▶ [DIRECTIONS]
Set down, exactly as written, the lines from the top of the data to the line that holds "3.88e-22, 2.79e-22, 2.3e-22];", and omit the pictures.

▶ [DATASET CONTENT]
* Start *

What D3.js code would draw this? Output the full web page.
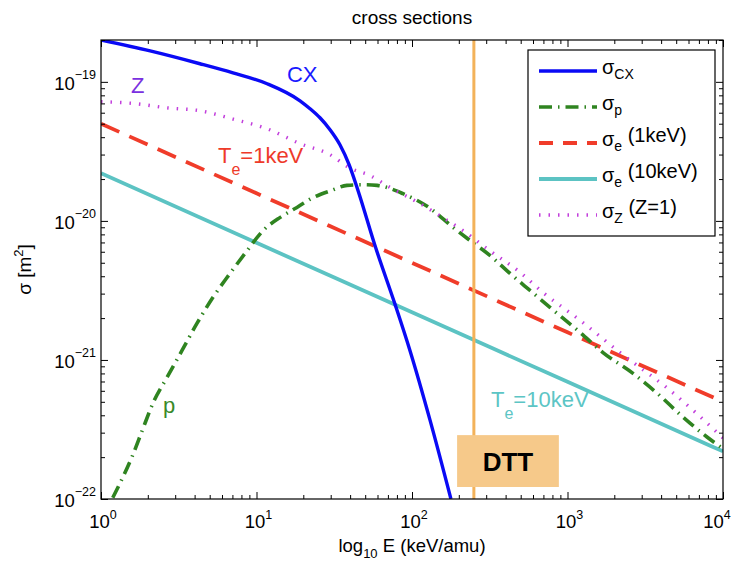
<!DOCTYPE html>
<html><head><meta charset="utf-8">
<script src="https://cdn.jsdelivr.net/npm/d3@7"></script>
<style>
body{margin:0;background:#fff}
svg{display:block;font-family:"Liberation Sans",Arial,Helvetica,sans-serif}
</style>
</head><body>
<svg id="chart" width="735" height="565"></svg>
<script>
// ---- data ----
const titleText = "cross sections";
const xTickValues = [1, 10, 100, 1000, 10000];
const xTickExp = ["0", "1", "2", "3", "4"];
const yTickValues = [1e-22, 1e-21, 1e-20, 1e-19];
const yTickExp = ["\u221222", "\u221221", "\u221220", "\u221219"];

const cxE = [1, 2.07, 4.33, 7.06, 11.7, 19.05, 22.1, 25.6, 29.7, 34.4, 39.4, 45.0, 57.8, 77.8, 97, 130.6, 178];
const cxS = [2.0e-19, 1.67e-19, 1.35e-19, 1.16e-19, 9.7e-20, 7.31e-20, 6.41e-20, 5.52e-20, 4.53e-20, 3.53e-20, 2.54e-20, 1.65e-20, 6.65e-21, 2.51e-21, 1.17e-21, 3.69e-22, 1.0e-22];

const pE = [1.19, 1.325, 1.58, 1.84, 2.16, 2.66, 3.32, 4.14, 5.25, 6.76, 8.69, 11.0, 14.2, 18.2, 23.1, 30, 38.2, 47.5, 59.6, 87.5, 131, 184, 226, 317, 427, 574, 771, 1203, 1691, 2637, 3765, 5530, 7890, 10000];
const pS = [1.02e-22, 1.30e-22, 2.0e-22, 3.1e-22, 4.9e-22, 7.5e-22, 1.17e-21, 1.83e-21, 2.82e-21, 4.19e-21, 6.1e-21, 8.5e-21, 1.06e-20, 1.25e-20, 1.47e-20, 1.65e-20, 1.8e-20, 1.82e-20, 1.8e-20, 1.57e-20, 1.23e-20, 8.97e-21, 7.5e-21, 5.65e-21, 4.19e-21, 3.16e-21, 2.39e-21, 1.58e-21, 1.13e-21, 8.0e-22, 5.77e-22, 3.88e-22, 2.79e-22, 2.3e-22];

const e1E = [1, 10, 100, 1000, 10000];
const e1S = [5.0e-20, 1.58e-20, 5.0e-21, 1.58e-21, 5.0e-22];

const e10E = [1, 10, 100, 1000, 10000];
const e10S = [2.2e-20, 6.96e-21, 2.2e-21, 6.96e-22, 2.2e-22];

const zE = [1, 1.61, 2.66, 4.33, 7.06, 11.7, 19, 29.6, 39.9, 53.7, 72.2, 113, 151, 204, 317, 495, 695, 1203, 2177, 4560, 10000];
const zS = [7.2e-20, 7.0e-20, 6.5e-20, 6.2e-20, 5.4e-20, 4.6e-20, 3.6e-20, 3.0e-20, 2.4e-20, 2.12e-20, 1.74e-20, 1.33e-20, 1.09e-20, 8.8e-21, 6.1e-21, 4.27e-21, 3.06e-21, 1.93e-21, 1.13e-21, 6.05e-22, 2.75e-22];

const dttE = 250;
const dttBoxE = [195, 880];
const dttBoxS = [1.22e-22, 2.88e-22];

// ---- layout ----
const svg = d3.select("#chart");
const m = {left: 101, top: 40};
const pw = 622, ph = 459;
const g = svg.append("g").attr("transform", `translate(${m.left},${m.top})`);

const x = d3.scaleLog().domain([1, 1e4]).range([0, pw]);
const y = d3.scaleLog().domain([1e-22, 2e-19]).range([ph, 0]);

const col = {
  CX: "#0a0af5", p: "#2f8420", e1: "#f03c2a", e10: "#5cc3c3", Z: "#c23fdc",
  orange: "#f3b25a", box: "#f6c98a"
};

svg.append("defs").append("clipPath").attr("id", "clip")
  .append("rect").attr("width", pw).attr("height", ph);

const lineGen = d3.line().x(d => x(d[0])).y(d => y(d[1])).curve(d3.curveMonotoneX);
const zip = (a, b) => a.map((v, i) => [v, b[i]]);

const curves = g.append("g").attr("clip-path", "url(#clip)");
const styles = [
  {key: "e10", data: zip(e10E, e10S), w: 3.8, dash: null},
  {key: "e1", data: zip(e1E, e1S), w: 3.8, dash: "20,11"},
  {key: "p", data: zip(pE, pS), w: 3.6, dash: "13,6,1.5,6"},
  {key: "Z", data: zip(zE, zS), w: 3.4, dash: "1.5,8"},
  {key: "CX", data: zip(cxE, cxS), w: 3.4, dash: null}
];
styles.forEach(s => {
  curves.append("path").datum(s.data)
    .attr("d", lineGen).attr("fill", "none")
    .attr("stroke", col[s.key]).attr("stroke-width", s.w)
    .attr("stroke-dasharray", s.dash);
});

// DTT marker
g.append("line").attr("x1", x(dttE)).attr("x2", x(dttE)).attr("y1", 0).attr("y2", ph)
  .attr("stroke", col.orange).attr("stroke-width", 3);
g.append("rect").attr("x", x(dttBoxE[0])).attr("y", y(dttBoxS[1]))
  .attr("width", x(dttBoxE[1]) - x(dttBoxE[0])).attr("height", y(dttBoxS[0]) - y(dttBoxS[1]))
  .attr("fill", col.box);
g.append("text").attr("x", (x(dttBoxE[0]) + x(dttBoxE[1])) / 2)
  .attr("y", (y(dttBoxS[0]) + y(dttBoxS[1])) / 2 + 10)
  .attr("text-anchor", "middle").attr("font-size", 26).attr("font-weight", "bold")
  .attr("fill", "#000").text("DTT");

// curve annotations (positions in data coordinates)
const notes = [
  {t: "CX", E: 15.7, S: 9.9e-20, c: "#1a1aff"},
  {t: "Z", E: 1.56, S: 8.36e-20, c: "#7a30e0"},
  {t: "p", E: 2.5, S: 4.14e-22, c: "#3a8a2a"},
  {t: "T|e|=1keV", E: 5.65, S: 2.62e-20, c: "#ee3a2a"},
  {t: "T|e|=10keV", E: 322, S: 4.57e-22, c: "#5cc5c5"}
];
notes.forEach(n => {
  const t = g.append("text").attr("x", x(n.E)).attr("y", y(n.S))
    .attr("font-size", 22).attr("fill", n.c);
  const parts = n.t.split("|");
  if (parts.length === 1) { t.text(n.t); return; }
  t.append("tspan").text(parts[0]);
  t.append("tspan").attr("dy", 12).attr("font-size", 16).text(parts[1]);
  t.append("tspan").attr("dy", -12).text(parts[2]);
});

// axes with inward ticks on all four sides
const isDecade = v => Math.abs(Math.log10(v) - Math.round(Math.log10(v))) < 1e-6;
const xMinor = x.ticks().filter(v => !isDecade(v));
const yMinor = y.ticks().filter(v => !isDecade(v));
const ax = (gen, vals, size, tr) => {
  const a = g.append("g").attr("transform", tr)
    .call(gen.tickValues(vals).tickSize(size).tickFormat(""));
  a.select(".domain").remove();
  a.selectAll("line").attr("stroke", "#000").attr("stroke-width", 1);
};
ax(d3.axisBottom(x), xTickValues, -7, `translate(0,${ph})`);
ax(d3.axisBottom(x), xMinor, -4, `translate(0,${ph})`);
ax(d3.axisTop(x), xTickValues, -7, `translate(0,0)`);
ax(d3.axisTop(x), xMinor, -4, `translate(0,0)`);
ax(d3.axisLeft(y), yTickValues, -7, `translate(0,0)`);
ax(d3.axisLeft(y), yMinor, -4, `translate(0,0)`);
ax(d3.axisRight(y), yTickValues, -7, `translate(${pw},0)`);
ax(d3.axisRight(y), yMinor, -4, `translate(${pw},0)`);

g.append("rect").attr("width", pw).attr("height", ph)
  .attr("fill", "none").attr("stroke", "#000").attr("stroke-width", 1.2);

// tick labels
xTickValues.forEach((v, i) => {
  const last = i === xTickValues.length - 1;
  const t = g.append("text").attr("x", last ? x(v) - 6 : x(v) + 2).attr("y", ph + 29)
    .attr("text-anchor", "middle").attr("font-size", 18.5).attr("fill", "#000");
  t.append("tspan").text("10");
  t.append("tspan").attr("dy", -9).attr("font-size", 12.5).text(xTickExp[i]);
});
yTickValues.forEach((v, i) => {
  const t = g.append("text").attr("x", -5).attr("y", y(v) + 8)
    .attr("text-anchor", "end").attr("font-size", 18.5).attr("fill", "#000");
  t.append("tspan").text("10");
  t.append("tspan").attr("dy", -11).attr("font-size", 12.5).text(yTickExp[i]);
});

// axis titles
const xl = g.append("text").attr("x", pw / 2).attr("y", ph + 53)
  .attr("text-anchor", "middle").attr("font-size", 18.5).attr("fill", "#000");
xl.append("tspan").text("log");
xl.append("tspan").attr("dy", 6).attr("font-size", 13).text("10");
xl.append("tspan").attr("dy", -6).text(" E (keV/amu)");

const yl = g.append("text").attr("transform", `translate(-70,${ph / 2}) rotate(-90)`)
  .attr("text-anchor", "middle").attr("font-size", 19).attr("fill", "#000");
yl.append("tspan").text("\u03c3 [m");
yl.append("tspan").attr("dy", -8).attr("font-size", 13).text("2");
yl.append("tspan").attr("dy", 8).text("]");

svg.append("text").attr("x", m.left + pw / 2).attr("y", 24)
  .attr("text-anchor", "middle").attr("font-size", 19).attr("fill", "#000").text(titleText);

// legend
const leg = svg.append("g").attr("transform", "translate(528,50)");
leg.append("rect").attr("width", 187).attr("height", 186)
  .attr("fill", "#fff").attr("stroke", "#000").attr("stroke-width", 1.2);
const legItems = [
  {key: "CX", sub: "CX", rest: "", w: 3.4, dash: null},
  {key: "p", sub: "p", rest: "", w: 3.6, dash: "13,6,1.5,6"},
  {key: "e1", sub: "e", rest: " (1keV)", w: 3.8, dash: "14,10"},
  {key: "e10", sub: "e", rest: " (10keV)", w: 3.8, dash: null},
  {key: "Z", sub: "Z", rest: " (Z=1)", w: 3.4, dash: "1.5,8"}
];
legItems.forEach((it, i) => {
  const ly = 21 + i * 36;
  leg.append("line").attr("x1", 11).attr("x2", 69).attr("y1", ly).attr("y2", ly)
    .attr("stroke", col[it.key]).attr("stroke-width", it.w).attr("stroke-dasharray", it.dash);
  const t = leg.append("text").attr("x", 74).attr("y", ly - 1).attr("font-size", 20).attr("fill", "#000");
  t.append("tspan").attr("dy", 4).text("\u03c3");
  t.append("tspan").attr("dy", 5).attr("font-size", 14).text(it.sub);
  if (it.rest) t.append("tspan").attr("dy", -9).text(it.rest);
});
</script>
</body></html>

* End *

▶ [REPLY]
What D3.js code would draw this? Output the full web page.
<!DOCTYPE html>
<html><head><meta charset="utf-8">
<script src="https://cdn.jsdelivr.net/npm/d3@7"></script>
<style>
body{margin:0;background:#fff}
svg{display:block;font-family:"Liberation Sans",Arial,Helvetica,sans-serif}
</style>
</head><body>
<svg id="chart" width="735" height="565"></svg>
<script>
// ---- data ----
const titleText = "cross sections";
const xTickValues = [1, 10, 100, 1000, 10000];
const xTickExp = ["0", "1", "2", "3", "4"];
const yTickValues = [1e-22, 1e-21, 1e-20, 1e-19];
const yTickExp = ["\u221222", "\u221221", "\u221220", "\u221219"];

const cxE = [1, 2.07, 4.33, 7.06, 11.7, 19.05, 22.1, 25.6, 29.7, 34.4, 39.4, 45.0, 57.8, 77.8, 97, 130.6, 178];
const cxS = [2.0e-19, 1.67e-19, 1.35e-19, 1.16e-19, 9.7e-20, 7.31e-20, 6.41e-20, 5.52e-20, 4.53e-20, 3.53e-20, 2.54e-20, 1.65e-20, 6.65e-21, 2.51e-21, 1.17e-21, 3.69e-22, 1.0e-22];

const pE = [1.19, 1.325, 1.58, 1.84, 2.16, 2.66, 3.32, 4.14, 5.25, 6.76, 8.69, 11.0, 14.2, 18.2, 23.1, 30, 38.2, 47.5, 59.6, 87.5, 131, 184, 226, 317, 427, 574, 771, 1203, 1691, 2637, 3765, 5530, 7890, 10000];
const pS = [1.02e-22, 1.30e-22, 2.0e-22, 3.1e-22, 4.9e-22, 7.5e-22, 1.17e-21, 1.83e-21, 2.82e-21, 4.19e-21, 6.1e-21, 8.5e-21, 1.06e-20, 1.25e-20, 1.47e-20, 1.65e-20, 1.8e-20, 1.82e-20, 1.8e-20, 1.57e-20, 1.23e-20, 8.97e-21, 7.5e-21, 5.65e-21, 4.19e-21, 3.16e-21, 2.39e-21, 1.58e-21, 1.13e-21, 8.0e-22, 5.77e-22, 3.88e-22, 2.79e-22, 2.3e-22];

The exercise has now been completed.